Form of government update
Voters in Washougal came out in favor of changing the city’s form of government to a council-manager setup instead of the previous mayor-council arrangement. The council-manager form shares power among a seven-member council, all elected by residents. The council is responsible for making policy and adopting the budget, and would appoint a city manager to handle daily operations of city government, personnel functions and preparation of the budget for submission to the council for its review and approval. The city manager is directly accountable to and can be removed by a majority vote of the council at any time.
While the actual change won’t happen until election results are certified later this month, city councilors have started passing ordinances to make the transition. At Monday’s meeting, the councilors voted to get rid of the city administrator position and create a city manager position. In executive session, they voted to keep Scott on as city manager when the change becomes official. Scott has served as city administrator since 2010.

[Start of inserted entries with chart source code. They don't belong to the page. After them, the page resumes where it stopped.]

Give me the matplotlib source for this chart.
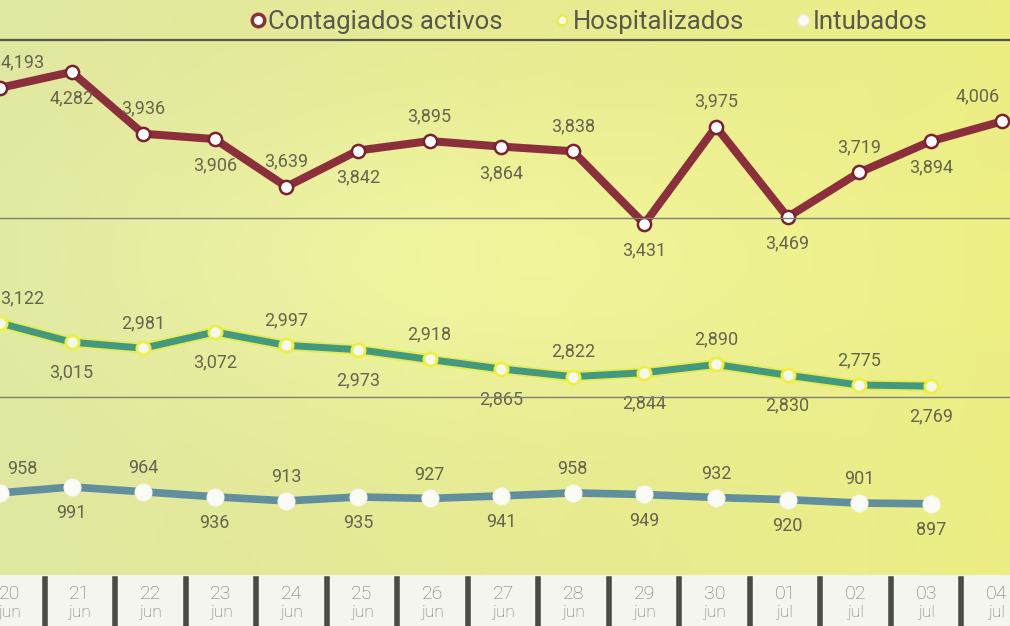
import matplotlib.pyplot as plt
import numpy as np
from matplotlib.lines import Line2D
import matplotlib.patheffects as pe

plt.rcParams['font.family'] = ['Roboto', 'DejaVu Sans']

days = ['20', '21', '22', '23', '24', '25', '26', '27', '28', '29', '30', '01', '02', '03', '04']
months = ['jun'] * 11 + ['jul'] * 4
contagiados = [4193, 4282, 3936, 3906, 3639, 3842, 3895, 3864, 3838, 3431, 3975, 3469, 3719, 3894, 4006]
hospitalizados = [3122, 3015, 2981, 3072, 2997, 2973, 2918, 2865, 2822, 2844, 2890, 2830, 2775, 2769]
intubados = [958, 991, 964, 936, 913, 935, 927, 941, 958, 949, 932, 920, 901, 897]
series_names = ['Contagiados activos', 'Hospitalizados', 'Intubados']

W, H = 1010, 626
fig = plt.figure(figsize=(W / 100, H / 100), dpi=100)


def fy(px):
    return 1 - px / H


# background gradient (pale yellow-green)
bg = fig.add_axes([0, fy(575), 1, 575 / H], zorder=-10)
left = np.array([224, 231, 160]) / 255
right = np.array([236, 238, 132]) / 255
gx = np.linspace(0, 1, 200)[None, :, None]
gy = np.linspace(0, 1, 100)[:, None, None]
img = left * (1 - gx) + right * gx
light = np.exp(-((gy - 0.45) ** 2) / 0.08) * np.exp(-((gx - 0.45) ** 2) / 0.15)
img = img + light * 0.04
bg.imshow(np.clip(img, 0, 1), aspect='auto', extent=[0, 1, 0, 1], origin='upper')
bg.set_axis_off()

# bottom strip
strip = fig.add_axes([0, 0, 1, 51 / H])
strip.set_facecolor('#f5f5f0')
strip.set_xlim(-0.135, 14.19)
strip.set_ylim(0, 1)
for sp in strip.spines.values():
    sp.set_visible(False)
strip.set_xticks([])
strip.set_yticks([])
for i, (d, m) in enumerate(zip(days, months)):
    strip.text(i, 0.63, d, ha='center', va='center', fontsize=14, color='#747470', fontweight='light')
    strip.text(i, 0.26, m, ha='center', va='center', fontsize=12.5, color='#747470', fontweight='light')
for i in range(len(days) - 1):
    strip.axvline(i + 0.5, ymin=0, ymax=0.93, color='#4a4a46', lw=4)

x_all = np.arange(len(days))
xlim = (0, W / 71.6)

bands = [(40, 218, (3464, 4461)), (218, 397, (2708, 3710)), (397, 575, (498, 1495))]
axes = []
for t, b, yl in bands:
    a = fig.add_axes([0, fy(b), 1, (b - t) / H])
    a.set_xlim(*xlim)
    a.set_ylim(*yl)
    a.set_axis_off()
    a.patch.set_alpha(0)
    axes.append(a)

# separators
fig.add_artist(Line2D([0, 1], [fy(40), fy(40)], color='#55554a', lw=1.6))
fig.add_artist(Line2D([0, 1], [fy(218), fy(218)], color='#808070', lw=1.0))
fig.add_artist(Line2D([0, 1], [fy(397), fy(397)], color='#808070', lw=1.0))

lab_color = '#66664f'

# Contagiados
a1 = axes[0]
a1.plot(x_all, contagiados, color='#8c2f3c', lw=5.8, solid_capstyle='round', clip_on=False, zorder=3)
a1.plot(x_all, contagiados, ls='none', marker='o', ms=9.5, mfc='white', mec='#7a2232', mew=1.8, clip_on=False, zorder=4)

# Hospitalizados
a2 = axes[1]
x_h = x_all[:len(hospitalizados)]
a2.plot(x_h, hospitalizados, color='#43997f', lw=5, clip_on=False, zorder=3,
        path_effects=[pe.Stroke(linewidth=7.5, foreground='#e4ec52'), pe.Normal()])
a2.plot(x_h, hospitalizados, ls='none', marker='o', ms=9.5, mfc='#f4f8f0', mec='#eef040', mew=2, clip_on=False, zorder=4)

# Intubados
a3 = axes[2]
x_i = x_all[:len(intubados)]
a3.plot(x_i, intubados, color='#628f9e', lw=5.5, clip_on=False, zorder=3)
a3.plot(x_i, intubados, ls='none', marker='o', ms=12, mfc='#fbfbf6', mec='#f6f6f0', mew=1, clip_on=False, zorder=4)


def label_series(ax, xs, vals, up_off=18, dn_off=20):
    for i, v in zip(xs, vals):
        dy = up_off if i % 2 == 0 else -dn_off
        dx = 0
        if i == 0:
            dx = 16
        if i == 14:
            dx = -18
        ax.annotate(f'{v:,}', (i, v), xytext=(dx, dy), textcoords='offset points',
                    ha='center', va='center', fontsize=13, color=lab_color,
                    annotation_clip=False, zorder=5)


label_series(a1, x_all, contagiados, 18, 19)
label_series(a2, x_h, hospitalizados, 18, 22)
label_series(a3, x_i, intubados, 17, 19)

# legend
handles = [
    Line2D([], [], ls='none', marker='o', ms=9, mfc='white', mec='#8c2f3c', mew=2.5),
    Line2D([], [], ls='none', marker='o', ms=7, mfc='#f4f8f0', mec='#e8ee40', mew=1.5),
    Line2D([], [], ls='none', marker='o', ms=8, mfc='#fbfbf6', mec='#eeeee6', mew=1),
]
fig.legend(handles, series_names, loc='center', bbox_to_anchor=(588 / W, fy(22)), ncol=3,
           frameon=False, fontsize=18.5, handletextpad=0.0, columnspacing=1.9,
           handlelength=0.8, labelcolor='#58584c', borderaxespad=0)

fig.savefig('out.png', dpi=100)
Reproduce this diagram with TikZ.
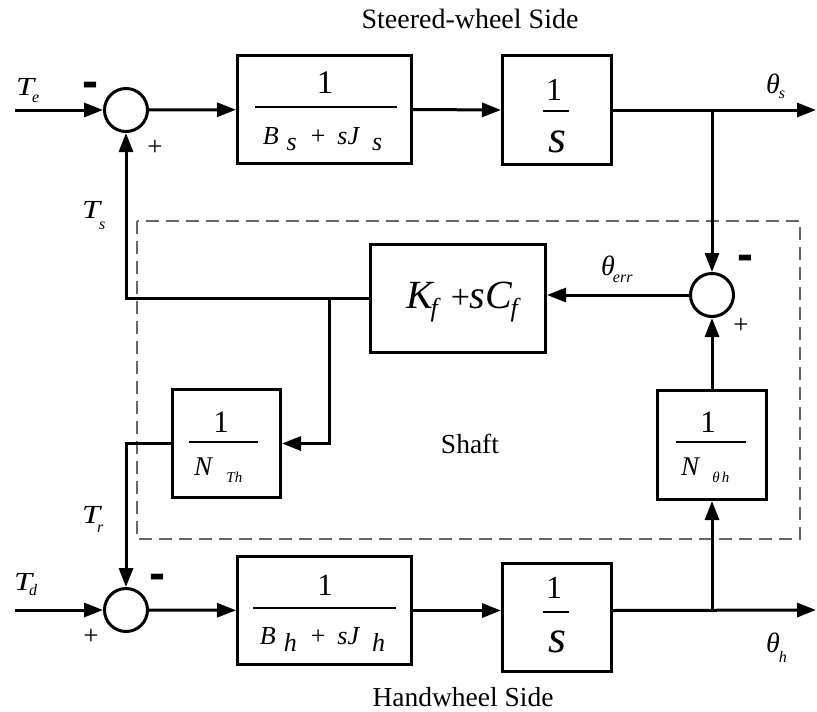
\documentclass[tikz,border=0pt]{standalone}
\usepackage{fontspec}
\setmainfont{Liberation Serif}
\newfontfamily\signfont{Liberation Sans}
\usetikzlibrary{arrows.meta}
\newcommand\fs[1]{\fontsize{#1}{#1}\selectfont}
\newcommand\wideT{\scalebox{1.25}[1]{\textit{T}}}
% symbol with a lowered subscript: base, kern, drop, subscript
\newcommand\sub[4]{#1\kern#2\raisebox{-#3}{\fs{16}\textit{#4}}}
\begin{document}
\begin{tikzpicture}[x=1pt,y=-1pt,
  every node/.style={font=\fs{27}},
  blk/.style={draw,line width=3pt,inner sep=0pt},
  sumnode/.style={draw,circle,line width=3pt,minimum size=43pt,inner sep=0pt},
  conn/.style={line width=3pt},
  arr/.style={conn,-{Triangle[length=19pt,width=14pt]}},
  bar/.style={line width=1.6pt},
  txt/.style={inner sep=0pt,anchor=base},
  lab/.style={inner sep=0pt,anchor=base west},
  minus/.style={inner sep=0pt,anchor=base,font=\signfont\bfseries\fs{48}},
  plus/.style={inner sep=0pt,anchor=base,font=\fs{27}},
  shaftbox/.style={draw=black!60,line width=2pt,dash pattern=on 13pt off 7pt}]
\useasboundingbox (0,0) rectangle (817,712);

% shaft region
\draw[shaftbox] (137,221) rectangle (800,539);

% summing junctions
\node[sumnode] (s1) at (126,110) {};
\node[sumnode] (s2) at (712,295) {};
\node[sumnode] (s3) at (126,610) {};

% blocks
\node[blk,minimum width=174pt,minimum height=108pt] (b1) at (324.5,109.5) {};
\node[blk,minimum width=109pt,minimum height=109pt] (i1) at (557,110) {};
\node[blk,minimum width=175pt,minimum height=108pt] (kf) at (458,298.5) {};
\node[blk,minimum width=108pt,minimum height=108pt] (nth) at (226.5,443.5) {};
\node[blk,minimum width=109pt,minimum height=109pt] (noh) at (712,445) {};
\node[blk,minimum width=174pt,minimum height=108pt] (b2) at (324.5,610.5) {};
\node[blk,minimum width=109pt,minimum height=108pt] (i2) at (557,617.5) {};

% block contents
\node[txt] (b1num) at (325,93) {\fs{33}1};
\draw[bar] (255,107) -- (397,107);
\node[txt] (b1den) at (322.5,144) {\fs{26}\textit{B}\kern8pt\raisebox{-6pt}{\textit{s}}\kern14pt+\kern12pt\textit{sJ}\kern12pt\raisebox{-6pt}{\textit{s}}};

\node[txt] (i1num) at (554,100) {\fs{32}1};
\draw[bar] (543,111) -- (569,111);
\node[txt] (i1den) at (557,152) {\fs{46}\textit{s}};

\node[lab] (kft) at (406,308) {\fs{40}\textit{K}\kern-4pt\raisebox{-8pt}{\fs{26}\textit{f}}\kern10pt{\fs{34}+}\textit{sC}\kern-2pt\raisebox{-8pt}{\fs{26}\textit{f}}};

\node[txt] (nthnum) at (221,432) {\fs{31}1};
\draw[bar] (189,442) -- (258,442);
\node[lab] (nthden) at (194,475) {\fs{27}\textit{N}\kern13pt\raisebox{-7pt}{\fs{15}\textit{Th}}};

\node[txt] (nohnum) at (708,432) {\fs{31}1};
\draw[bar] (676,442) -- (746,442);
\node[lab] (nohden) at (681,475) {\fs{27}\textit{N}\kern12pt\raisebox{-7pt}{\fs{15}\textit{θ\kern2pt h}}};

\node[txt] (b2num) at (325,595) {\fs{31}1};
\draw[bar] (253,608) -- (396,608);
\node[txt] (b2den) at (322.5,644) {\fs{26}\textit{B}\kern8pt\raisebox{-7pt}{\textit{h}}\kern14pt+\kern12pt\textit{sJ}\kern12pt\raisebox{-7pt}{\textit{h}}};

\node[txt] (i2num) at (554,598) {\fs{32}1};
\draw[bar] (543,612) -- (569,612);
\node[txt] (i2den) at (557,652) {\fs{46}\textit{s}};

% signal labels
\node[lab] (te) at (16,95) {\fs{26}\sub{\wideT}{-4pt}{7pt}{e}};
\node[lab] (ts) at (82,218) {\fs{26}\sub{\wideT}{-3pt}{11pt}{s}};
\node[lab] (tr) at (82,523) {\fs{26}\sub{\wideT}{-5pt}{9pt}{r}};
\node[lab] (td) at (14,590) {\fs{26}\sub{\wideT}{-5pt}{5pt}{d}};
\node[lab] (ths) at (766,93) {\fs{28}\sub{\textit{θ}}{-1pt}{5pt}{s}};
\node[lab] (therr) at (601,275) {\fs{28}\sub{\textit{θ}}{-2pt}{7pt}{err}};
\node[lab] (thh) at (766,652) {\fs{28}\sub{\textit{θ}}{-1pt}{10pt}{h}};

% signs at the junctions
\node[minus] (m1) at (90.5,97) {-};
\node[plus] (p1) at (155,155) {+};
\node[minus] (m2) at (745,270) {-};
\node[plus] (p2) at (741,333) {+};
\node[minus] (m3) at (157,589) {-};
\node[plus] (p3) at (91,644) {+};

% region titles
\node[txt,font=\fs{28}] (toptitle) at (470,28) {Steered-wheel Side};
\node[txt,font=\fs{27.5}] (bottitle) at (463,706) {Handwheel Side};
\node[txt,font=\fs{27.5}] (shaft) at (470,453) {Shaft};

% connectors
\coordinate (tein) at (15,110);
\coordinate (tdin) at (15,610);
\coordinate (thsout) at (816,110);
\coordinate (thhout) at (816,610);
\coordinate (j1) at (712,110);
\coordinate (j2) at (712,610);
\coordinate (jk) at (329,298.5);

\draw[arr] (tein) -- (s1);
\draw[arr] (s1) -- (b1);
\draw[arr] (b1.east) -- (i1.west);
\draw[arr] (i1.east) -- (thsout);
\draw[arr] (j1) -- (s2);
\draw[arr] (s2.west) -- (s2.west -| kf.east);
\draw[arr] (kf.west) -| (s1.south);
\draw[arr] (jk) |- (nth.east);
\draw[arr] (nth.west) -| (s3.north);
\draw[arr] (tdin) -- (s3);
\draw[arr] (s3) -- (b2);
\draw[arr] (b2.east) -- (b2.east -| i2.west);
\draw[arr] (b2.east -| i2.east) -- (thhout);
\draw[arr] (j2) -- (noh.south);
\draw[arr] (noh.north) -- (s2.south);
\end{tikzpicture}
\end{document}
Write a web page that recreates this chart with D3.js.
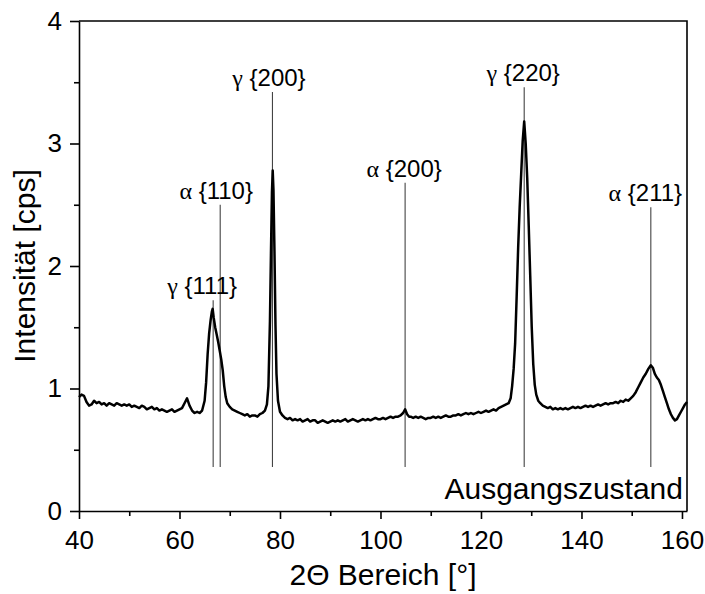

The new form of government also means current Mayor Molly Coston, who was elected in November 2017 and took office in January, would become the eighth city councilor and serve on the council until her current term is up at the end of 2021. City councilors will appoint a mayor at their Dec. 3 meeting. Coston could have resigned her seat, but said she plans on staying on the council through her term.
Coston is also hopeful the city councilors will appoint her mayor.
“I’d be very excited about that,” she said. “I’ll still be doing the things I love the most: being the public face of Washougal, chairing meetings and it takes some of that managerial chore away.”